C’est le retour de l’histoire. On la croyait finie, annihilée par la constitution de grands blocs multilatéraux policés. Et brutalement, non seulement elle revient, mais elle avance trop vite pour qu’on la rattrape. Elle nous dépasse et paraît même hors de contrôle.
La tentation impériale russe
L’assassinat de l’ambassadeur russe en Turquie par un probable policier turc exécuté dans la foulée, lors d’une manifestation officielle, constitue une menace immédiate. À la différence des pays occidentaux, la Russie ne cache pas son hostilité à l’affirmation d’un Islam politique. Elle est directement engagée dans la lutte contre Daesh, là où l’Occident a fait alliance avec la Turquie, l’Arabie Saoudite et le Koweït pour déstabiliser le régime syrien en armant des mouvements qui se réclament de l’Islam.
L’assassinat de son ambassadeur par un possible soutien de Daesh au sein de la police turc en dit long sur les risques auxquels cette région expose désormais l’ensemble du monde. Et ici c’est bien le retour de l’histoire qui se produit: la rivalité entre l’empire russe et l’empire ottoman n’est pas nouvelle. Les fantasmes sultanesques d’Erdogan commencent à produire leurs effets.
Bientôt, le retour des démons allemands?
Le soir même où l’ambassadeur Karlov était assassiné en Turquie, un camion fonçait dans la foule à Berlin tuant plusieurs personnes. Selon toute vraisemblance, et malgré les dénis allemands, il s’agit d’un attentat islamiste. Dans cette affaire, Angela Merkel joue gros, et l’Europe aussi.
Le nationalisme allemand devrait tirer en effet un grand profit de cet événement qui intervient moins de deux ans après la vague migratoire provoquée par Angela Merkel. Celle-ci avait misé sur une mise de la Grèce au pilori pour minorer l’AFD et faire remonter sa cote de popularité à l’horizon des élections de septembre. Dans l’hypothèse où une vague d’attentats toucherait l’Allemagne, on imagine que cette stratégie ne suffirait pas pour marginaliser des forces politiques intérieures qui représentent entre 15 et 20% de l’électorat aujourd’hui.
La température montre entre les Etats-Unis et la Chine
De l’autre côté du monde, la situation n’est pas meilleure. Donald Trump a manifestement décidé de tempérer les ardeurs chinoises en Extrême-Orient. Après son coup de téléphone très symbolique avec la présidente taïwanaise, Trump installe l’idée que le libre-échange avec la Chine n’est plus une donnée incontournable de l’ordre international.

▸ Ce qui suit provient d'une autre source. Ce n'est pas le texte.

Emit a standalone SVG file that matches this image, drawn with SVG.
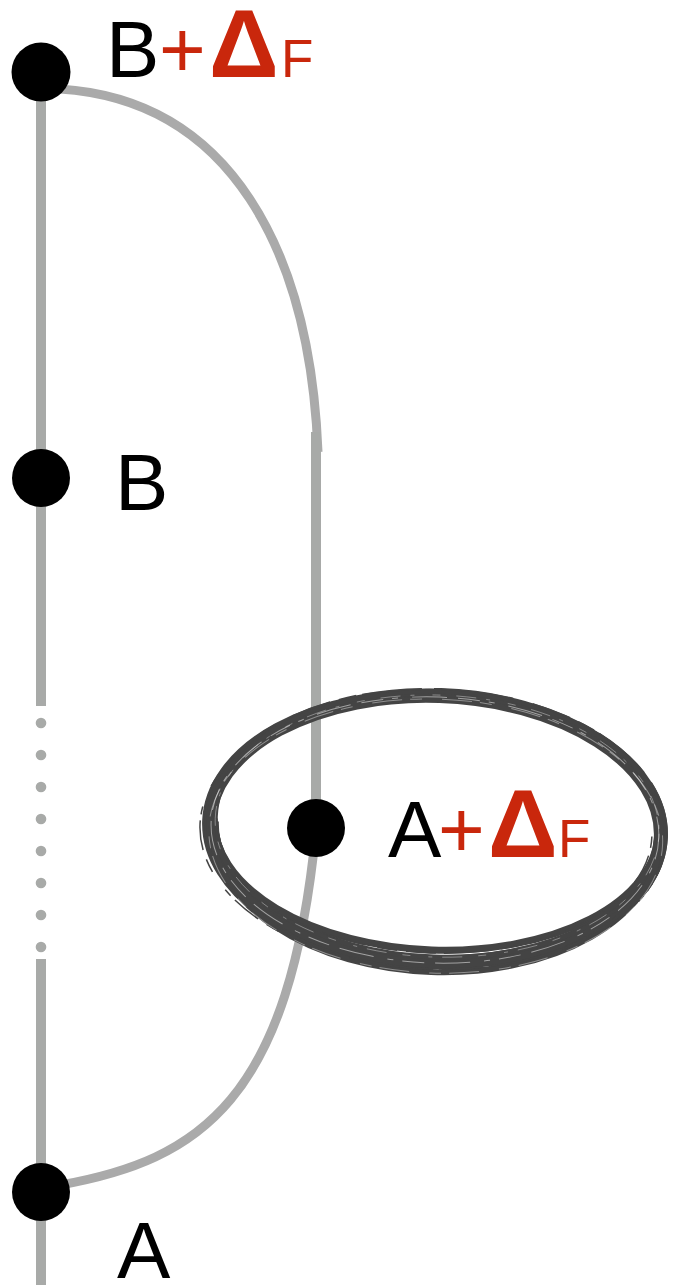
<svg xmlns="http://www.w3.org/2000/svg" width="673" height="1285" viewBox="0 0 673 1285">
  <style>
    .ln { fill: none; stroke: #a8aaa8; stroke-width: 10; }
    .cv { fill: none; stroke: #aaaaaa; stroke-width: 9; }
    .dot { fill: #a8aaa8; }
    .node { fill: #000000; }
    .lbl { font-family: "Liberation Sans", Arial, Helvetica, sans-serif; fill: #000000; font-size: 80px; }
    .red { fill: #c9270c; }
    .dl { font-size: 97px; font-weight: bold; }
    .sub { font-size: 53px; }
    .brush { fill: none; stroke: #444444; }
    .streak { fill: none; stroke: #ffffff; }
  </style>
  <rect width="673" height="1285" fill="#ffffff"/>

  <g id="connectors">
    <line class="ln" x1="41" y1="72" x2="41" y2="706"/>
    <circle class="dot" cx="41" cy="723" r="5.3"/>
    <circle class="dot" cx="41" cy="755" r="5.3"/>
    <circle class="dot" cx="41" cy="787" r="5.3"/>
    <circle class="dot" cx="41" cy="819" r="5.3"/>
    <circle class="dot" cx="41" cy="851" r="5.3"/>
    <circle class="dot" cx="41" cy="883" r="5.3"/>
    <circle class="dot" cx="41" cy="915" r="5.3"/>
    <circle class="dot" cx="41" cy="947" r="5.3"/>
    <line class="ln" x1="41" y1="959" x2="41" y2="1285"/>
    <path class="cv" d="M 60 89 C 230 100, 310 250, 318 452"/>
    <line class="ln" x1="316" y1="432" x2="316" y2="828"/>
    <path class="cv" d="M 60 1185 C 200 1160, 290 1100, 316 830"/>
  </g>

  <g id="highlight" transform="rotate(2 435 829)">
    <ellipse class="brush" cx="435" cy="829" rx="226" ry="133" stroke-width="14"/>
    <ellipse class="brush" cx="438" cy="824" rx="223" ry="133" stroke-width="5"/>
    <path class="brush" d="M 214 826 A 222 124 0 0 0 658 826" stroke-width="7"/>
    <path class="brush" d="M 212 834 A 224 138 0 0 0 660 834" stroke-width="6"/>
    <ellipse class="brush" cx="436" cy="829" rx="231" ry="140" stroke-width="2" stroke-dasharray="40 9 18 6 60 12 80 20"/>
    <ellipse class="brush" cx="433" cy="833" rx="233" ry="136" stroke-width="1.5" stroke-dasharray="14 10 30 6 8 22"/>
    <path class="brush" d="M 218 829 A 217 124 0 0 0 652 829" stroke-width="1.5" stroke-dasharray="30 8 45 12 20 9"/>
    <ellipse class="streak" cx="435" cy="830" rx="224" ry="133" stroke-width="1" stroke-opacity="0.5" stroke-dasharray="22 9 6 14 35 11"/>
    <ellipse class="streak" cx="436" cy="836" rx="227" ry="137" stroke-width="1" stroke-opacity="0.4" stroke-dasharray="12 20 30 8"/>
    <ellipse class="streak" cx="437" cy="826" rx="222" ry="131" stroke-width="0.8" stroke-opacity="0.45" stroke-dasharray="8 16 20 10 4 18"/>
  </g>

  <g id="node-b-delta">
    <circle class="node" cx="41" cy="72" r="29.5"/>
    <text class="lbl" y="77"><tspan x="106">B</tspan><tspan class="red" x="159">+</tspan><tspan class="red dl" x="209">Δ</tspan><tspan class="red sub" x="281">F</tspan></text>
  </g>

  <g id="node-b">
    <circle class="node" cx="41" cy="478" r="29"/>
    <text class="lbl" x="115" y="510">B</text>
  </g>

  <g id="node-a-delta">
    <circle class="node" cx="316" cy="828" r="29"/>
    <text class="lbl" y="857"><tspan x="388">A</tspan><tspan class="red" x="438">+</tspan><tspan class="red dl" x="488">Δ</tspan><tspan class="red sub" x="558">F</tspan></text>
  </g>

  <g id="node-a">
    <circle class="node" cx="41" cy="1192" r="29"/>
    <text class="lbl" x="117" y="1278">A</text>
  </g>
</svg>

Rien n’exclut que le roulement de mécanique continue en Asie. La Chine a saisi un drone militaire américain dans une zone qu’elle revendique malgré un arbitrage international. La Chine est par ailleurs le théâtre d’une véritable fuite des capitaux, à tel point qu’elle n’est plus le premier créditeur des Etats-Unis.
Les cartes de 1991 (et de 1945) rebattues
De-ci de-là, c’est à une nouvelle battue de cartes que nous assistons. Le monde tel qu’il s’est dessiné en 1945 d’abord puis entre 1986 (date de la Perestroïka) et 1991 (date de la réunification allemande) est désormais à l’étroit dans ses habits. Certains aimeraient reprendre quelques tailles supplémentaires (c’est le cas de la Russie), d’autres n’ont pas encore trouvé la bonne taille (c’est le cas de la Chine).
Reste à savoir si ces tensions constituent de simples secousses sismiques tout à fait ponctuelles, ou si elles annoncent un mouvement tectonique de grande ampleur.